Carly Rae Jepsen is the current reigning queen of pop. Yet sadly, for many people she may only ever be thought of as little other than the "Call Me Maybe" girl - but for the enlightened, she is far greater, far more than just that. While I personally find her infamous hit single to be a fantastic pop song, at the time it was so overplayed that it got on a lot of people's nerves. Regardless, our collective wigs were snatched, nay, kidnapped, nay, sucked into an infinite black hole never to be seen again in 2015 when CRJ dropped E·MO·TION, an nearly-impeccable pop record that far surpasses her previous work and demonstrates palpable musical growth from her saccharine smash hit. E·MO·TION is in many ways an 80's pop throwback, but with pristine, creative, and detailed modern production that never regresses into generic EDM-ish schlock, and all the excellent hooks you'd expect in a pop album.

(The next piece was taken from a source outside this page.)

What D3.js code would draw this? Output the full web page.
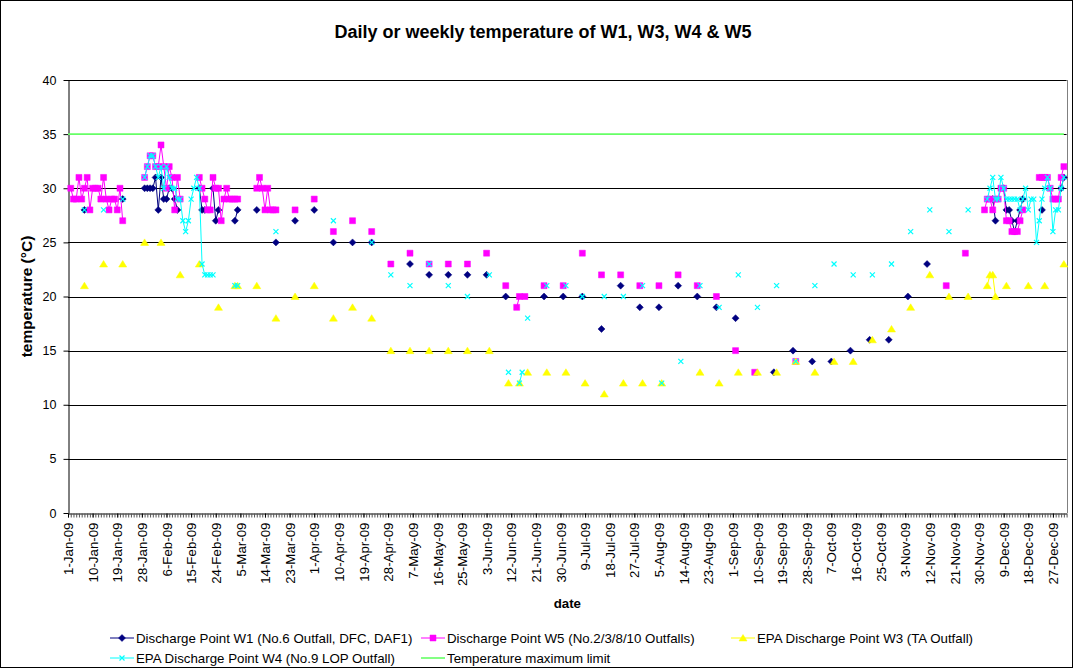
<!DOCTYPE html>
<html>
<head>
<meta charset="utf-8">
<script src="https://cdn.jsdelivr.net/npm/d3@7"></script>
<style>
  body { margin: 0; background: #fff; }
  text { font-family: Arial, "Liberation Sans", sans-serif; }
</style>
</head>
<body>
<div id="chart"></div>
<script>
// ---- data ----
var w1Dates = ["7-Jan","21-Jan","29-Jan","30-Jan","31-Jan","1-Feb","2-Feb","3-Feb","4-Feb","5-Feb","6-Feb","7-Feb","8-Feb","9-Feb","10-Feb",
  "18-Feb","19-Feb","20-Feb","23-Feb","24-Feb","25-Feb","3-Mar","4-Mar","11-Mar","18-Mar","25-Mar","1-Apr","8-Apr","15-Apr","22-Apr",
  "6-May","13-May","20-May","27-May","3-Jun","10-Jun","24-Jun","1-Jul","8-Jul","15-Jul","22-Jul","29-Jul","5-Aug","12-Aug","19-Aug","26-Aug",
  "2-Sep","16-Sep","23-Sep","30-Sep","7-Oct","14-Oct","21-Oct","28-Oct","4-Nov","11-Nov",
  "5-Dec","6-Dec","9-Dec","10-Dec","11-Dec","12-Dec","13-Dec","14-Dec","15-Dec","16-Dec","23-Dec","30-Dec","31-Dec"];
var w1Temps = [28,29,30,30,30,30,31,28,31,29,29,30,30,29,28,
  30,28,28,30,27,28,27,28,28,25,27,28,25,25,25,
  23,22,22,22,22,20,20,20,20,17,21,19,19,21,20,19,
  18,13,15,14,14,15,16,16,20,23,
  29,27,30,28,28,27,26,27,28,29,28,30,31];

var w5Dates = ["2-Jan","3-Jan","4-Jan","5-Jan","6-Jan","7-Jan","8-Jan","9-Jan","10-Jan","11-Jan","12-Jan","13-Jan","14-Jan","15-Jan","16-Jan",
  "17-Jan","18-Jan","19-Jan","20-Jan","21-Jan",
  "29-Jan","30-Jan","31-Jan","1-Feb","2-Feb","3-Feb","4-Feb","5-Feb","6-Feb","7-Feb","8-Feb","9-Feb","10-Feb","11-Feb",
  "18-Feb","19-Feb","20-Feb","21-Feb","22-Feb","23-Feb","24-Feb","25-Feb","26-Feb","27-Feb","28-Feb","1-Mar","2-Mar","3-Mar","4-Mar",
  "11-Mar","12-Mar","13-Mar","14-Mar","15-Mar","16-Mar","17-Mar","18-Mar",
  "25-Mar","1-Apr","8-Apr","15-Apr","22-Apr","29-Apr","6-May","13-May","20-May","27-May","3-Jun","10-Jun","14-Jun","15-Jun","17-Jun",
  "24-Jun","1-Jul","8-Jul","15-Jul","22-Jul","29-Jul","5-Aug","12-Aug","19-Aug","26-Aug","2-Sep","9-Sep","24-Sep","18-Nov","25-Nov",
  "2-Dec","3-Dec","4-Dec","5-Dec","6-Dec","7-Dec","8-Dec","9-Dec","10-Dec","11-Dec","12-Dec","13-Dec","14-Dec","15-Dec","16-Dec",
  "22-Dec","23-Dec","24-Dec","25-Dec","26-Dec","27-Dec","28-Dec","29-Dec","30-Dec","31-Dec"];
var w5Temps = [30,29,29,31,29,30,31,28,30,30,30,29,31,29,28,
  29,29,28,30,27,
  31,32,33,33,32,32,34,32,30,32,31,28,31,29,
  31,30,29,28,28,31,30,30,27,29,30,29,29,29,29,
  30,31,30,28,30,28,28,28,
  28,29,26,27,26,23,24,23,23,23,24,21,19,20,20,
  21,21,24,22,22,21,21,22,21,20,15,13,14,21,24,
  28,29,29,28,29,29,30,30,27,27,26,26,26,27,28,
  31,31,31,31,30,29,29,29,31,32];

var w3Dates = ["7-Jan","14-Jan","21-Jan","29-Jan","4-Feb","11-Feb","18-Feb","25-Feb","3-Mar","4-Mar","11-Mar","18-Mar","25-Mar",
  "1-Apr","8-Apr","15-Apr","22-Apr","29-Apr","6-May","13-May","20-May","27-May","4-Jun","11-Jun","15-Jun","18-Jun","25-Jun",
  "2-Jul","9-Jul","16-Jul","23-Jul","30-Jul","6-Aug","20-Aug","27-Aug","3-Sep","10-Sep","17-Sep","24-Sep","1-Oct","8-Oct",
  "15-Oct","22-Oct","29-Oct","5-Nov","12-Nov","19-Nov","26-Nov","3-Dec","4-Dec","5-Dec","6-Dec","10-Dec","18-Dec","24-Dec","31-Dec"];
var w3Temps = [21,23,23,25,25,22,23,19,21,21,21,18,20,
  21,18,19,18,15,15,15,15,15,15,12,12,13,13,
  13,12,11,12,12,12,13,12,13,13,13,14,13,14,
  14,16,17,19,22,20,20,21,22,22,20,21,21,21,23];

var w4Dates = ["7-Jan","14-Jan","21-Jan",
  "29-Jan","30-Jan","31-Jan","1-Feb","2-Feb","3-Feb","4-Feb","5-Feb","6-Feb","7-Feb","8-Feb","9-Feb","10-Feb","11-Feb",
  "12-Feb","13-Feb","14-Feb","15-Feb","16-Feb","17-Feb","18-Feb","19-Feb","20-Feb","21-Feb","22-Feb","23-Feb",
  "3-Mar","4-Mar","18-Mar","8-Apr","22-Apr","29-Apr","6-May","13-May","20-May","27-May","4-Jun","11-Jun","15-Jun","16-Jun",
  "18-Jun","25-Jun","2-Jul","8-Jul","16-Jul","23-Jul","30-Jul","6-Aug","13-Aug","20-Aug","27-Aug","3-Sep","10-Sep","17-Sep",
  "24-Sep","1-Oct","8-Oct","15-Oct","22-Oct","29-Oct","5-Nov","12-Nov","19-Nov","26-Nov",
  "3-Dec","4-Dec","5-Dec","6-Dec","7-Dec","8-Dec","9-Dec","10-Dec","11-Dec","12-Dec","13-Dec","14-Dec","15-Dec","16-Dec",
  "17-Dec","18-Dec","19-Dec","20-Dec","21-Dec","22-Dec","23-Dec","24-Dec","25-Dec","26-Dec","27-Dec","28-Dec","29-Dec","30-Dec","31-Dec"];
var w4Temps = [28,28,29,
  31,32,33,33,32,31,32,30,32,31,30,30,29,29,
  27,26,27,29,30,31,30,23,22,22,22,22,
  21,21,26,27,25,22,21,23,21,20,22,13,12,13,
  18,21,21,20,20,20,21,12,14,21,19,22,19,21,
  14,21,23,22,22,23,26,28,26,28,
  29,30,31,29,29,31,30,29,29,29,29,29,28,29,
  30,28,29,29,25,27,29,30,31,30,26,28,28,30,31];

var limitDates = ["1-Jan","31-Dec"];
var limitTemps = [35,35];

var xTickLabels = ["1-Jan-09","10-Jan-09","19-Jan-09","28-Jan-09","6-Feb-09","15-Feb-09","24-Feb-09","5-Mar-09","14-Mar-09",
  "23-Mar-09","1-Apr-09","10-Apr-09","19-Apr-09","28-Apr-09","7-May-09","16-May-09","25-May-09","3-Jun-09","12-Jun-09",
  "21-Jun-09","30-Jun-09","9-Jul-09","18-Jul-09","27-Jul-09","5-Aug-09","14-Aug-09","23-Aug-09","1-Sep-09","10-Sep-09",
  "19-Sep-09","28-Sep-09","7-Oct-09","16-Oct-09","25-Oct-09","3-Nov-09","12-Nov-09","21-Nov-09","30-Nov-09","9-Dec-09",
  "18-Dec-09","27-Dec-09"];
var yTicks = [0,5,10,15,20,25,30,35,40];

var legendLabels = ["Discharge Point W1 (No.6 Outfall, DFC, DAF1)", "Discharge Point W5 (No.2/3/8/10 Outfalls)",
  "EPA Discharge Point W3 (TA Outfall)", "EPA Discharge Point W4 (No.9 LOP Outfall)", "Temperature maximum limit"];

// ---- chart ----
var W = 1073, H = 668;
var plot = { left: 68, right: 1066.6, top: 80, bottom: 513 };

var parseDay = d3.timeParse("%d-%b-%y");
function toPoints(dates, temps) {
    var n = Math.min(dates.length, temps.length);
    var pts = [];
    for (var i = 0; i < n; i++) {
        pts.push({ date: parseDay(dates[i] + "-09"), value: temps[i] });
    }
    return pts;
}
// lines only join readings taken on consecutive days
function withGaps(pts) {
    var out = [];
    pts.forEach(function (p, i) {
        if (i > 0 && d3.timeDay.count(pts[i - 1].date, p.date) > 1) out.push(null);
        out.push(p);
    });
    return out;
}

var x = d3.scaleTime()
    .domain([new Date(2009, 0, 1), new Date(2010, 0, 1)])
    .range([plot.left, plot.right]);
var y = d3.scaleLinear().domain([0, 40]).range([plot.bottom, plot.top]);

var svg = d3.select("#chart").append("svg")
    .attr("width", W).attr("height", H);

svg.append("rect")
    .attr("x", 0.5).attr("y", 0.5).attr("width", W - 1).attr("height", H - 1)
    .attr("fill", "#fff").attr("stroke", "#000");

// gridlines
svg.append("g").selectAll("line")
    .data(yTicks.filter(function (d) { return d > 0; }))
    .enter().append("line")
    .attr("x1", plot.left).attr("x2", plot.right)
    .attr("y1", function (d) { return Math.round(y(d)) + 0.5; })
    .attr("y2", function (d) { return Math.round(y(d)) + 0.5; })
    .attr("stroke", "#000").attr("stroke-width", 1);

svg.append("line")
    .attr("x1", Math.round(plot.right) + 0.5).attr("x2", Math.round(plot.right) + 0.5)
    .attr("y1", plot.top).attr("y2", plot.bottom)
    .attr("stroke", "#808080");

// x axis: daily minor ticks + labelled ticks every 9 days
var xTickDates = xTickLabels.map(function (s) { return parseDay(s); });
var gxMinor = svg.append("g")
    .attr("transform", "translate(0," + (Math.round(y(0)) + 0.5) + ")")
    .call(d3.axisBottom(x).ticks(d3.timeDay.every(1)).tickSize(4).tickSizeOuter(0).tickFormat(""));
gxMinor.select(".domain").attr("stroke", "#000");
gxMinor.selectAll(".tick line").attr("stroke", "#555");

var gx = svg.append("g")
    .attr("transform", "translate(0," + (Math.round(y(0)) + 0.5) + ")")
    .call(d3.axisBottom(x).tickValues(xTickDates).tickSize(4)
        .tickFormat(function (d, i) { return xTickLabels[i]; }));
gx.select(".domain").remove();
gx.selectAll(".tick line").attr("stroke", "#000");
gx.selectAll("text")
    .attr("transform", "rotate(-90)")
    .attr("x", -9).attr("y", 0).attr("dy", "0.35em")
    .style("text-anchor", "end")
    .style("font-size", "13.3px")
    .attr("fill", "#000");

// y axis
var gy = svg.append("g")
    .attr("transform", "translate(" + (plot.left + 0.5) + ",0)")
    .call(d3.axisLeft(y).tickValues(yTicks).tickSize(5).tickSizeOuter(0));
gy.select(".domain").attr("stroke", "#000");
gy.selectAll(".tick line").attr("stroke", "#000");
gy.selectAll("text").style("font-size", "12.5px").attr("fill", "#000").attr("x", -12);

// titles
svg.append("text")
    .attr("x", 543).attr("y", 38)
    .attr("text-anchor", "middle")
    .style("font-size", "18px").style("font-weight", "bold")
    .text("Daily or weekly temperature of W1, W3, W4 & W5");
svg.append("text")
    .attr("transform", "translate(32," + ((plot.top + plot.bottom) / 2) + ") rotate(-90)")
    .attr("text-anchor", "middle")
    .style("font-size", "15.5px").style("font-weight", "bold")
    .text("temperature (°C)");
svg.append("text")
    .attr("x", (plot.left + plot.right) / 2).attr("y", 608)
    .attr("text-anchor", "middle")
    .style("font-size", "13.3px").style("font-weight", "bold")
    .text("date");

// series
var markers = {
    diamond: "M0,-3.5L3.5,0L0,3.5L-3.5,0Z",
    square: "M-3,-3H3V3H-3Z",
    triangle: "M0,-3.5L4,3L-4,3Z",
    cross: "M-2.5,-2.5L2.5,2.5M-2.5,2.5L2.5,-2.5"
};
var series = [
    { pts: toPoints(w1Dates, w1Temps), color: "#000080", marker: "diamond" },
    { pts: toPoints(w5Dates, w5Temps), color: "#ff00ff", marker: "square" },
    { pts: toPoints(w3Dates, w3Temps), color: "#ffff00", marker: "triangle" },
    { pts: toPoints(w4Dates, w4Temps), color: "#00ffff", marker: "cross" },
    { pts: toPoints(limitDates, limitTemps), color: "#66ff66", marker: null, width: 1.6 }
];

var line = d3.line()
    .defined(function (d) { return d !== null; })
    .x(function (d) { return x(d.date); })
    .y(function (d) { return y(d.value); });

function drawMarker(sel, m, color) {
    sel.append("path")
        .attr("d", markers[m])
        .attr("fill", m === "cross" ? "none" : color)
        .attr("stroke", color)
        .attr("stroke-width", m === "cross" ? 1.2 : 0.5);
}

series.forEach(function (s) {
    var g = svg.append("g");
    g.append("path")
        .datum(s.marker ? withGaps(s.pts) : s.pts)
        .attr("fill", "none")
        .attr("stroke", s.color)
        .attr("stroke-width", s.width || 1)
        .attr("d", line);
    if (s.marker) {
        var pts = g.selectAll(".pt").data(s.pts).enter().append("g")
            .attr("class", "pt")
            .attr("transform", function (d) { return "translate(" + x(d.date) + "," + y(d.value) + ")"; });
        drawMarker(pts, s.marker, s.color);
    }
});

// legend
var legendPos = [[110, 638], [421, 638], [731, 638], [110, 658], [421, 658]];
legendLabels.forEach(function (label, i) {
    var s = series[i];
    var g = svg.append("g").attr("transform", "translate(" + legendPos[i][0] + "," + legendPos[i][1] + ")");
    g.append("line").attr("x1", 0).attr("x2", 24).attr("y1", 0).attr("y2", 0)
        .attr("stroke", s.color).attr("stroke-width", s.width || 1);
    if (s.marker) {
        var m = g.append("g").attr("transform", "translate(12,0)");
        drawMarker(m, s.marker, s.color);
    }
    g.append("text").attr("x", 26).attr("y", 0).attr("dy", "0.35em")
        .style("font-size", "13.3px").attr("fill", "#000")
        .text(label);
});
</script>
</body>
</html>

"Boy Problems" is one of the highlights of the album, drawing you in with atmospheric, vintage-sounding synths before dropping an absolutely obese groove on your head. The combination of the slick slap bass groove and tight drums gives the song a funky, disco-esque vibe almost reminiscent of french house. Carly sings about having to choose between her lover, who she still wants to hold out hope for even with the relationship's flaws clearly apparent, and her best friend who hears her complain about her "boy problems" all the time, and tries to encourage her to just cut it off and focus on her own life rather than some boy. It's all delivered with such sweet and catchy melodies with all sorts of additional layers of harmonizing vocals added as the song progresses. It's really a perfect pop song. That's all there is to it.
So first of all, let's talk about that incredible bassline. While maybe not quite as fun to play as it is to listen to, it's still a pretty damn nice chart, with syncopated percussive slaps in between the prominent chord pops. Every once in a while, it'll throw in a quick run of HOPOs to keep your on your toes. There's not really much else to say, it's just a cool ass part.
The vocal part, and it's unendingly addictive melodies, will likely be one of the main draws to this song, and it can be surprisingly tricky with the quick note changes and little slides in the verse and pre-chorus. The bridge, as bridges tend to do, makes a nice curveball after the second time round through the chorus, and the outro of the song basically takes the chorus melody and accelerates it. The harmonies are also especially great in this song - sometimes they harmonize above the lead melody, other times they provide call-and-response parts, backing oohs, extra "oh"s and what-not here and there, and of course that wonderful "na na na na na!" Theres a lot of variety to be found, and even if a familiar section Carly might just throw in a random change-up here and there to spice things up.
The drum part here is largely centric around a hi-hat dance groove, playing quarters in the verses but 8ths in the chorus. Things are made a bit more interesting with the occasional syncopated kicks in lockstep with the bass slaps, the extra 16th notes in the latter half of the chorus, and the hi-hat/snare fills everty once in a while.
The keys chart in this song is largely comprised of sustained synth pad chords, so it's not exactly the most fun chart to play in the world, but there's a few little quirks like the quick leading notes in the chorus, and the arpeggios in the bridge..
As for guitar, I wouldn't blame you for not even realizing this song has any - but it does, playing a little two note riff in the pre-chorus and then breaking into funky chords in the chorus, making for a surprisingly interesting chart. Oh, it also plays on that iconic "da da duuuuun" bit that I haven't found a place to mention until now.